Reasons not to sign: In Japan, when you ask for "the cream," they hand you a bukakke video. In the Japanese league, you actually have to hustle.
Verdict: Not as clazy as it sounds.

Tampa Bay Rays (nee Devil Rays)
Reasons to sign: For the Rays, it sure would be nice if fans came to a game other than when the Red Sox or Yankees were in town. Bonds could buy booze for all the kids on the roster. Florida has no income tax, meaning one fewer risk for investigation into tax evasion. Pedro Gomez already has a retirement home in Florida, so that works out nicely for him.
Reasons not to sign: If ESPN starts showing up to Tampa Bay games, someone might notice that in an effort to cut costs, the Rays have been dressing up little leaguers, throwing them out on the field, and paying them in jolly ranchers.

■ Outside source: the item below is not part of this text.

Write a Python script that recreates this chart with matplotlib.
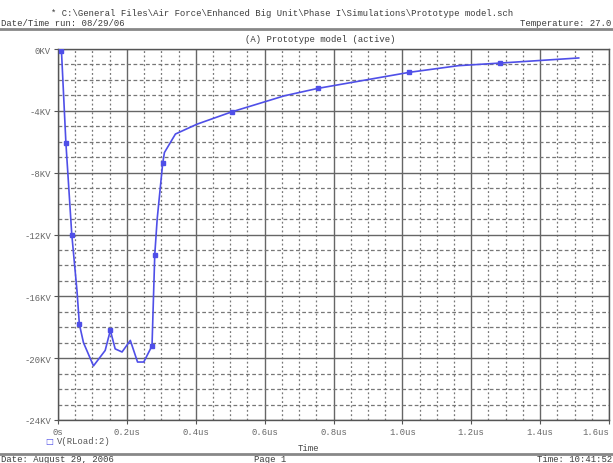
import matplotlib.pyplot as plt
from matplotlib.ticker import MultipleLocator, FuncFormatter

# V(RLoad:2), time in us, voltage in kV
t_us = [0.005, 0.010, 0.023, 0.040, 0.055, 0.062, 0.074, 0.103, 0.137, 0.152,
        0.166, 0.186, 0.210, 0.231, 0.249, 0.273, 0.281, 0.288, 0.304, 0.309,
        0.341, 0.404, 0.504, 0.657, 0.754, 1.020, 1.162, 1.284, 1.512]
v_kv = [0.0, -0.1, -6.1, -12.0, -15.6, -17.8, -19.0, -20.5, -19.5, -18.2,
        -19.4, -19.6, -18.85, -20.25, -20.25, -19.2, -13.3, -11.0, -7.4, -6.7,
        -5.5, -4.86, -4.07, -3.03, -2.55, -1.51, -1.08, -0.91, -0.58]
marker_idx = [1, 2, 3, 5, 9, 15, 16, 18, 22, 24, 25, 27]

x_ticks = [0, 0.2, 0.4, 0.6, 0.8, 1.0, 1.2, 1.4, 1.6]
y_ticks = [0, -4, -8, -12, -16, -20, -24]

mono = "Liberation Mono"
fs = 6.4
blue = "#4f4fe8"
txt = "#3a3a3a"

fig = plt.figure(figsize=(6.13, 4.64), dpi=100)
ax = fig.add_axes([58 / 613, 1 - 421 / 464, 551 / 613, 371 / 464])

ax.plot(t_us, v_kv, color=blue, lw=1.2, marker="s", ms=3,
        markevery=marker_idx, mfc=blue, mec=blue, zorder=3)

ax.set_xlim(0, 1.6)
ax.set_ylim(-24, 0)
ax.set_xticks(x_ticks)
ax.set_yticks(y_ticks)
ax.xaxis.set_minor_locator(MultipleLocator(0.05))
ax.yaxis.set_minor_locator(MultipleLocator(1))
ax.xaxis.set_major_formatter(FuncFormatter(lambda v, p: "0s" if v == 0 else f"{v:.1f}us"))
ax.yaxis.set_major_formatter(FuncFormatter(lambda v, p: f"{v:.0f}KV"))

ax.grid(which="major", color="#666666", lw=1.0, ls="-")
ax.grid(which="minor", axis="y", color="#777777", lw=0.9, ls=(0, (3, 2)))
ax.grid(which="minor", axis="x", color="#777777", lw=0.9, ls=(0, (1.5, 2)))
ax.set_axisbelow(True)

for s in ax.spines.values():
    s.set_color("#555555")
    s.set_linewidth(1.0)
ax.tick_params(which="major", length=3, width=0.8, color="#555555",
               labelsize=fs, labelcolor="#666666", pad=2)
ax.tick_params(which="minor", length=0)
for lab in ax.get_xticklabels() + ax.get_yticklabels():
    lab.set_family(mono)
# keep the last time label inside the page
ax.get_xticklabels()[-1].set_horizontalalignment("right")

# header and footer in the PSpice print style
fig.text(0.46, 1 - 14 / 464, r"* C:\General Files\Air Force\Enhanced Big Unit\Phase I\Simulations\Prototype model.sch",
         ha="center", va="center", family=mono, fontsize=fs, color=txt)
fig.text(0.002, 1 - 24 / 464, "Date/Time run: 08/29/06", ha="left", va="center",
         family=mono, fontsize=fs, color=txt)
fig.text(0.998, 1 - 24 / 464, "Temperature: 27.0", ha="right", va="center",
         family=mono, fontsize=fs, color=txt)
fig.add_artist(plt.Line2D([0, 1], [1 - 29.5 / 464] * 2, color="#888888", lw=2.0))
fig.text(320 / 613, 1 - 39 / 464, "(A) Prototype model (active)", ha="center", va="center",
         family=mono, fontsize=fs, color=txt)

fig.text(45 / 613, 1 - 442 / 464, "\u25a1", ha="left", va="center",
         fontsize=6, color=blue, fontweight="bold")
fig.text(57 / 613, 1 - 442 / 464, "V(RLoad:2)", ha="left", va="center",
         family=mono, fontsize=fs, color="#555555")
fig.text(308 / 613, 1 - 449 / 464, "Time", ha="center", va="center",
         family=mono, fontsize=fs, color="#444444")
fig.add_artist(plt.Line2D([0, 1], [1 - 454.5 / 464] * 2, color="#888888", lw=2.0))
fig.text(0.002, 1 - 459.5 / 464, "Date: August 29, 2006", ha="left", va="center",
         family=mono, fontsize=fs, color=txt)
fig.text(270 / 613, 1 - 459.5 / 464, "Page 1", ha="center", va="center",
         family=mono, fontsize=fs, color=txt)
fig.text(0.998, 1 - 459.5 / 464, "Time: 10:41:52", ha="right", va="center",
         family=mono, fontsize=fs, color=txt)

fig.savefig("out.png", dpi=100)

Verdict: What have they got to lose? It's not like either party had any dignity to begin with.

So I guess it comes down to Tampa Bay and Japan for Barry. Neither really qualifies as Major League Baseball and they both play in hideous domed stadiums. Both are known for having great strip clubs, but only in Japan can you get a girl dressed up like your favorite anime character. Advantage: Japan. Sayonara, Barry.